Yes that's the way to do it. And you should run Ucto using the '-c' option to refer to your own config:

ucto -c my-tokconfig-deu ...

Your other question needs some more thinking. What exactly would you like to come out? Keeping 1. Jhs. together as one token?

pirolen commented 3 years ago

Thanks! For the current use case I only need sentence segmentation, and so that the sentence does not get chopped up due to these abbreviations (the entire sentence here is: "Im Talmud erwähnter charismatischer Wundermann, der dort in die Zeit des 1. Jhs. v.Chr. eingeordnet wird und besonders als Regenmacher bekannt war.".)

In fact, it would be nice if there would be an option to access all sentences without tokenization. To achieve this, after getting the sentences from the wrapper by tokenizer.sentences(), I am simply re-joining the punctuation marks with the tokens, using string.punctuation... :-o

kosloot commented 3 years ago

OK, so your problem is that this utterance it is split into 3 sentences. hmm. That might be not that easy.... In fact quite hard.

In fact, it would be nice if there would be an option to access all sentences without tokenization.

Well for NON-FoLiA files there is the undocumented --split option which does this. But still would give 3 sentences on this input:

$ more piro
Im Talmud erwähnter charismatischer Wundermann, der dort in die Zeit des 1. Jhs. v.Chr. eingeordnet wird u
nd besonders als Regenmacher bekannt war.

$ ucto -Ldeu piro --split
Im Talmud erwähnter charismatischer Wundermann, der dort in die Zeit des 1. <utt> 
Jhs. <utt> 
v.Chr. eingeordnet wird und besonders als Regenmacher bekannt war. <utt> 

Without --split:

$ ucto -Ldeu piro 

Im Talmud erwähnter charismatischer Wundermann , der dort in die Zeit des 1 . <utt> Jhs . <utt> v.Chr. eingeordnet wird und besonders als Regenmacher bekannt war . <utt> 

But even if we fix sentence splitting to get juts one sentence, this won't work for FoLiA files (not implemented at all).

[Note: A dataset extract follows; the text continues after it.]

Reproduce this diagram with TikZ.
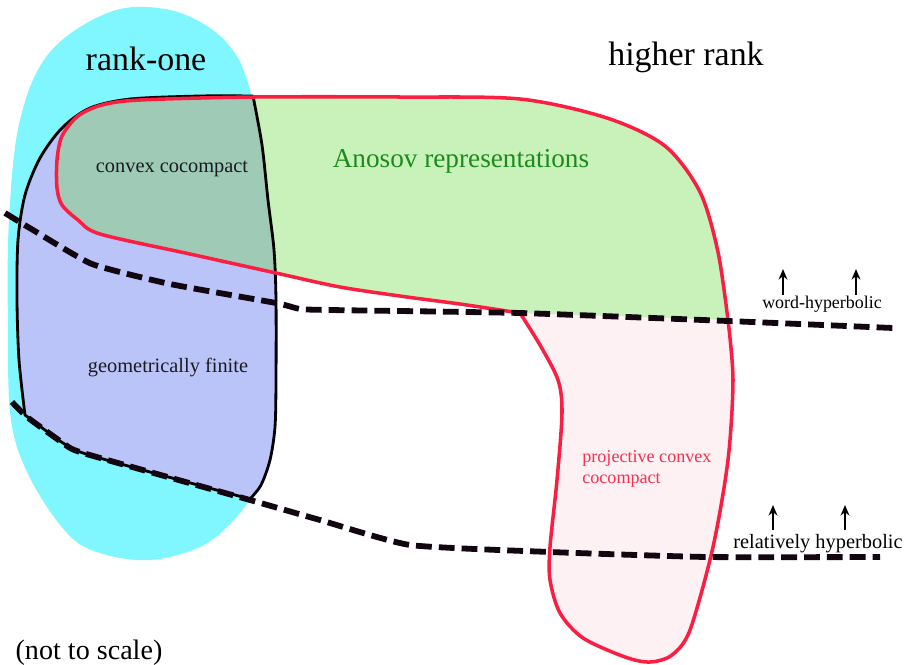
\documentclass[tikz,border=0pt]{standalone}
\usepackage{fontspec}
\setmainfont{Liberation Serif}
\usetikzlibrary{arrows.meta}

\definecolor{rankone}{RGB}{128,246,254}
\definecolor{geofin}{RGB}{187,196,248}
\definecolor{anosov}{RGB}{201,242,186}
\definecolor{ccoverlap}{RGB}{159,202,182}
\definecolor{projcc}{RGB}{253,241,243}
\definecolor{redline}{RGB}{250,30,66}
\definecolor{anosovtext}{RGB}{28,138,28}
\definecolor{projtext}{RGB}{245,48,80}
\definecolor{dashcol}{RGB}{18,6,16}
\definecolor{textdark}{RGB}{26,26,34}

% outline pieces (coordinates in pixels, y pointing down)
\def\anosovpts{(520,313) (460,304) (407,297) (340,287) (276,273) (190,254) (100,234) (78,220) (62,205) (57,188) (57,160) (62,136) (78,116) (102,105) (140,100) (253,97) (400,97) (520,99) (607,118) (665,146) (700,192) (718,252) (728,320)}
\def\projpts{(728,320) (733,380) (728,460) (713,547) (690,630) (672,655) (650,662) (625,657) (583,638) (560,613) (550,580) (550,547) (557,480) (562,413) (558,380) (540,345) (520,313)}
\def\geoleft{(25,415) (19,360) (17,300) (18,240) (25,195) (40,158) (62,128) (90,108) (130,99) (200,96) (253,96)}
\def\georight{(253,96) (262,145) (268,200) (274,250) (276,300) (276,380) (275,427) (270,460) (261,485) (250,499)}
\def\geobottom{(250,499) (150,472) (83,453) (63,443) (45,430) (25,415)}

\tikzset{
  redborder/.style={draw=redline, line width=2pt, line join=round},
  blackborder/.style={draw=black, line width=1.6pt, line join=round},
  hypline/.style={draw=dashcol, line width=3.3pt, dash pattern=on 9pt off 4pt},
  uparrow/.style={draw=black, line width=1.1pt, -{Stealth[length=6pt,width=5pt]}},
  lbl/.style={inner sep=0pt, anchor=base}
}

\begin{document}
\begin{tikzpicture}[x=0.02cm, y=-0.02cm]
\useasboundingbox (0,0) rectangle (907,664);

% rank-one blob (its right side is hidden under the geometrically finite region)
\fill[rankone] plot[smooth, tension=0.6] coordinates {(252,97) (238,58) (210,28) (165,9) (110,12) (50,52) (20,120) (9,220) (8,330) (11,420) (30,478) (67,533) (100,553) (150,560) (200,547) (230,524) (250,500)} -- (258,300) -- cycle;

% geometrically finite region
\fill[geofin] plot[smooth] coordinates {\geoleft} -- plot[smooth] coordinates {\georight} -- plot[smooth] coordinates {\geobottom} -- cycle;

% projective convex cocompact and Anosov fills
\fill[projcc] plot[smooth] coordinates {\projpts} -- cycle;
\fill[anosov] plot[smooth] coordinates {\anosovpts} -- cycle;
\begin{scope}
  \clip plot[smooth] coordinates {\geoleft} -- plot[smooth] coordinates {\georight} -- plot[smooth] coordinates {\geobottom} -- cycle;
  \fill[ccoverlap] plot[smooth] coordinates {\anosovpts} -- cycle;
\end{scope}

% outlines
\draw[blackborder] plot[smooth] coordinates {\geoleft} -- plot[smooth] coordinates {\georight} -- plot[smooth] coordinates {\geobottom} -- cycle;
\draw[redborder] plot[smooth] coordinates {\anosovpts} -- plot[smooth] coordinates {\projpts} -- cycle;

% hyperbolicity thresholds
\draw[hypline] plot[tension=0.3, smooth] coordinates {(5,213) (33,230) (92,264) (170,284) (276,303) (300,309) (330,310) (520,313) (728,321) (893,328)};
\draw[hypline] plot[tension=0.3, smooth] coordinates {(12,402) (27,417) (63,443) (83,453) (250,500) (320,520) (410,545) (550,552) (707,557) (880,557)};

% labels
\node[lbl, font=\fontsize{19.3}{23}\selectfont] (rankone) at (146,70) {rank-one};
\node[lbl, font=\fontsize{19.3}{23}\selectfont] (higher) at (686,65) {higher rank};
\node[lbl, font=\fontsize{11.6}{14}\selectfont, text=textdark] (cc) at (172,172) {convex cocompact};
\node[lbl, font=\fontsize{15.5}{18}\selectfont, text=anosovtext] (anosovlbl) at (461,167) {Anosov representations};
\node[lbl, font=\fontsize{11.6}{14}\selectfont, text=textdark] (gf) at (168,372) {geometrically finite};
\node[inner sep=0pt, anchor=base west, font=\fontsize{10.3}{11.9}\selectfont, text=projtext, align=left] (pcc) at (582,483) {projective convex\\cocompact};
\node[lbl, font=\fontsize{10.2}{12}\selectfont] (word) at (822,308) {word-hyperbolic};
\node[lbl, font=\fontsize{11.6}{14}\selectfont] (relhyp) at (818,548) {relatively hyperbolic};
\node[lbl, font=\fontsize{16}{19}\selectfont] (scale) at (89,659) {(not to scale)};

% arrows pointing towards the hyperbolic side
\coordinate (wa1) at (783,295); \coordinate (wb1) at (783,269);
\coordinate (wa2) at (856,295); \coordinate (wb2) at (856,269);
\coordinate (ra1) at (773,530); \coordinate (rb1) at (773,505);
\coordinate (ra2) at (845,530); \coordinate (rb2) at (845,505);
\draw[uparrow] (wa1) -- (wb1);
\draw[uparrow] (wa2) -- (wb2);
\draw[uparrow] (ra1) -- (rb1);
\draw[uparrow] (ra2) -- (rb2);
\end{tikzpicture}
\end{document}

kosloot commented 3 years ago

@pirolen A quick fix might be this:

In your my-tokconfig-deu file replace:

#retain digits, including those starting with initial period (.22), and negative numbers
NUMBER=-?(?:[\.,]?\p{N}+)

by

#retain digits, including those starting with initial period (.22) or ending with a period (1.), and  also negative numbers
NUMBER=-?(?:[\.,]?\p{N}+)(?:[\.])?

AND: be sure to add Jhs. to your abbreviation list.

This seems to do the trick:

$ ucto -c my-deu piro 
die Zeit des 1. Jhs. v.Chr. eingeordnet <utt> 

I'm not sure if this will disturb tokenization otherwise, on a first glance all seems OK

One thing that might bite you: A sentence ending on such a number will no longer be detected as such. So: "Siehe Seite 5. Alles Gute" will be 1 sentence.

pirolen commented 3 years ago

Thanks!! I need to stay in FoLiA.

For me the renamed/customised configfile does not work, neither with ucto -c with on CLI as in your example, nor for python-ucto in a script as usual, i.e.

configurationfile = "my-tokconfig-deu" tokenizer = ucto.Tokenizer(configurationfile)

In both cases I get: ucto:Unable to open configfile: ucto:Cannot read Tokenizer settingsfile my-tokconfig-deu ucto:Unsupported language? (Did you install the uctodata package?)

:-(

kosloot commented 3 years ago

Hmm, works for me on the command-line. So maybe a LaMachine oddity?

ucto -c my-tokconfig.deu 
ucto: inputfile = 
ucto: outputfile = 
ucto: textcat configured from: /home/sloot/usr/local/share/ucto/textcat.cfg
ucto: configured from file: my-tokconfig.deu
ucto> Siehe Seite 5. Alles Gute
Siehe Seite 5. Alles Gute <utt> 
pirolen commented 3 years ago

Or I don't know something about the extension convention? In LM there is no .deu extension if I see it well.

kosloot commented 3 years ago

not the extension doesn't matter. the abbreviation file should have an extension .abr though.

pirolen commented 3 years ago

Using the custom config file with the command line ucto in LaMachine works if:

pirolen commented 3 years ago

Is lower/uppercasing retained, i.e. 'Vgl' and 'vgl' are different for ucto?

kosloot commented 3 years ago

Is lower/uppercasing retained, i.e. 'Vgl' and 'vgl' are different for ucto?

Yes these are different. You can change that in ABBREVIATION-KNOWN rule, using 'ignore case ((?i))' in the REGEXP. That would render ALL abbreviations case insensitive.